▶ [DIRECTIONS]:
Provide the data again in its entirety, exactly as given.
==================================================
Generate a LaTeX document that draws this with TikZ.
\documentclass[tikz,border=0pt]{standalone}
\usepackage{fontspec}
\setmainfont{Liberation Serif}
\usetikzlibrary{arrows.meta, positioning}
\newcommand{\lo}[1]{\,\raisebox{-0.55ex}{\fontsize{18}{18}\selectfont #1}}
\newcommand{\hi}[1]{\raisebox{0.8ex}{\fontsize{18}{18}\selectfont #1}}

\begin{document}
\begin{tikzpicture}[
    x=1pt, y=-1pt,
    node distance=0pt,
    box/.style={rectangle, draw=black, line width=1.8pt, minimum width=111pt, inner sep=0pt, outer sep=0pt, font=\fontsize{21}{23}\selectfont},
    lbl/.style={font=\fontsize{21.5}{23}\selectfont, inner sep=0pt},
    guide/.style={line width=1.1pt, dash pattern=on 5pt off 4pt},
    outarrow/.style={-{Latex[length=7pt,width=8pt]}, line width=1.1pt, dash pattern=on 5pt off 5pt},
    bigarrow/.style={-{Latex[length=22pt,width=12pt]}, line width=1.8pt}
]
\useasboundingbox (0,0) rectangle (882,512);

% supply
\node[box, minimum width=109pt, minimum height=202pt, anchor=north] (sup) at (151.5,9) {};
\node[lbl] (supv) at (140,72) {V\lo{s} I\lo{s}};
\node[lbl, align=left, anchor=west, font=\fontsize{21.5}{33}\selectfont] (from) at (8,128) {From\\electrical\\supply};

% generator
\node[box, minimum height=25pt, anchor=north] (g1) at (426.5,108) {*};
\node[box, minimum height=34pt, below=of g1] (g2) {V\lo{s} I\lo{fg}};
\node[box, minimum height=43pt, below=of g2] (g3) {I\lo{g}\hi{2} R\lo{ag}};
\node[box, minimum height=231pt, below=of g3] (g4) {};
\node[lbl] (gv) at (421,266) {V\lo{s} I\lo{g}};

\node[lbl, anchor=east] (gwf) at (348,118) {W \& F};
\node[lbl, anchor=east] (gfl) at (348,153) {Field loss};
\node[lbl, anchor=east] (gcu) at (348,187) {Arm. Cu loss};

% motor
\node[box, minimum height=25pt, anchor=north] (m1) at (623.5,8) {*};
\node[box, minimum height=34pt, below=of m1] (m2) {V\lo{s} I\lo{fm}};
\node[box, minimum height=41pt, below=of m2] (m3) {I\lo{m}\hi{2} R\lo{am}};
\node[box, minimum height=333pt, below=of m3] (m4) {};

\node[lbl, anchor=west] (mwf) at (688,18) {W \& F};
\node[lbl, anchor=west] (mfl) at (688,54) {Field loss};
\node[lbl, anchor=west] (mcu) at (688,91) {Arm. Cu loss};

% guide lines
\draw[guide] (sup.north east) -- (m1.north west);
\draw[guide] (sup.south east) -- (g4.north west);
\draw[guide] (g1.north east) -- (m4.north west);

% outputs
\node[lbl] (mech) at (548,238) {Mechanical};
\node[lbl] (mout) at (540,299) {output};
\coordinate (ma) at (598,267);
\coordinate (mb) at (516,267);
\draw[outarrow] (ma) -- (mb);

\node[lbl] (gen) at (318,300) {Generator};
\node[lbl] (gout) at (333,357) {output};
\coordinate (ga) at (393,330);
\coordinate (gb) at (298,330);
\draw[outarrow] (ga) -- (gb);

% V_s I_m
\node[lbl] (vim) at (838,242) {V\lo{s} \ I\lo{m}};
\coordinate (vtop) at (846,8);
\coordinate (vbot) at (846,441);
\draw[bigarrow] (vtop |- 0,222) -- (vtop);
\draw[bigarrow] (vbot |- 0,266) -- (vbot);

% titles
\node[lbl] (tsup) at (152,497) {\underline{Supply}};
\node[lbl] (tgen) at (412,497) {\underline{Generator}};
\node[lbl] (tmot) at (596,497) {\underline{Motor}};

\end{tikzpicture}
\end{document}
==================================================
▶ [WRITTEN RESPONSE]:
Generate a LaTeX document that draws this with TikZ.
\documentclass[tikz,border=0pt]{standalone}
\usepackage{fontspec}
\setmainfont{Liberation Serif}
\usetikzlibrary{arrows.meta, positioning}
\newcommand{\lo}[1]{\,\raisebox{-0.55ex}{\fontsize{18}{18}\selectfont #1}}
\newcommand{\hi}[1]{\raisebox{0.8ex}{\fontsize{18}{18}\selectfont #1}}

\begin{document}
\begin{tikzpicture}[
    x=1pt, y=-1pt,
    node distance=0pt,
    box/.style={rectangle, draw=black, line width=1.8pt, minimum width=111pt, inner sep=0pt, outer sep=0pt, font=\fontsize{21}{23}\selectfont},
    lbl/.style={font=\fontsize{21.5}{23}\selectfont, inner sep=0pt},
    guide/.style={line width=1.1pt, dash pattern=on 5pt off 4pt},
    outarrow/.style={-{Latex[length=7pt,width=8pt]}, line width=1.1pt, dash pattern=on 5pt off 5pt},
    bigarrow/.style={-{Latex[length=22pt,width=12pt]}, line width=1.8pt}
]
\useasboundingbox (0,0) rectangle (882,512);

% supply
\node[box, minimum width=109pt, minimum height=202pt, anchor=north] (sup) at (151.5,9) {};
\node[lbl] (supv) at (140,72) {V\lo{s} I\lo{s}};
\node[lbl, align=left, anchor=west, font=\fontsize{21.5}{33}\selectfont] (from) at (8,128) {From\\electrical\\supply};

% generator
\node[box, minimum height=25pt, anchor=north] (g1) at (426.5,108) {*};
\node[box, minimum height=34pt, below=of g1] (g2) {V\lo{s} I\lo{fg}};
\node[box, minimum height=43pt, below=of g2] (g3) {I\lo{g}\hi{2} R\lo{ag}};
\node[box, minimum height=231pt, below=of g3] (g4) {};
\node[lbl] (gv) at (421,266) {V\lo{s} I\lo{g}};

\node[lbl, anchor=east] (gwf) at (348,118) {W \& F};
\node[lbl, anchor=east] (gfl) at (348,153) {Field loss};
\node[lbl, anchor=east] (gcu) at (348,187) {Arm. Cu loss};

% motor
\node[box, minimum height=25pt, anchor=north] (m1) at (623.5,8) {*};
\node[box, minimum height=34pt, below=of m1] (m2) {V\lo{s} I\lo{fm}};
\node[box, minimum height=41pt, below=of m2] (m3) {I\lo{m}\hi{2} R\lo{am}};
\node[box, minimum height=333pt, below=of m3] (m4) {};

\node[lbl, anchor=west] (mwf) at (688,18) {W \& F};
\node[lbl, anchor=west] (mfl) at (688,54) {Field loss};
\node[lbl, anchor=west] (mcu) at (688,91) {Arm. Cu loss};

% guide lines
\draw[guide] (sup.north east) -- (m1.north west);
\draw[guide] (sup.south east) -- (g4.north west);
\draw[guide] (g1.north east) -- (m4.north west);

% outputs
\node[lbl] (mech) at (548,238) {Mechanical};
\node[lbl] (mout) at (540,299) {output};
\coordinate (ma) at (598,267);
\coordinate (mb) at (516,267);
\draw[outarrow] (ma) -- (mb);

\node[lbl] (gen) at (318,300) {Generator};
\node[lbl] (gout) at (333,357) {output};
\coordinate (ga) at (393,330);
\coordinate (gb) at (298,330);
\draw[outarrow] (ga) -- (gb);

% V_s I_m
\node[lbl] (vim) at (838,242) {V\lo{s} \ I\lo{m}};
\coordinate (vtop) at (846,8);
\coordinate (vbot) at (846,441);
\draw[bigarrow] (vtop |- 0,222) -- (vtop);
\draw[bigarrow] (vbot |- 0,266) -- (vbot);

% titles
\node[lbl] (tsup) at (152,497) {\underline{Supply}};
\node[lbl] (tgen) at (412,497) {\underline{Generator}};
\node[lbl] (tmot) at (596,497) {\underline{Motor}};

\end{tikzpicture}
\end{document}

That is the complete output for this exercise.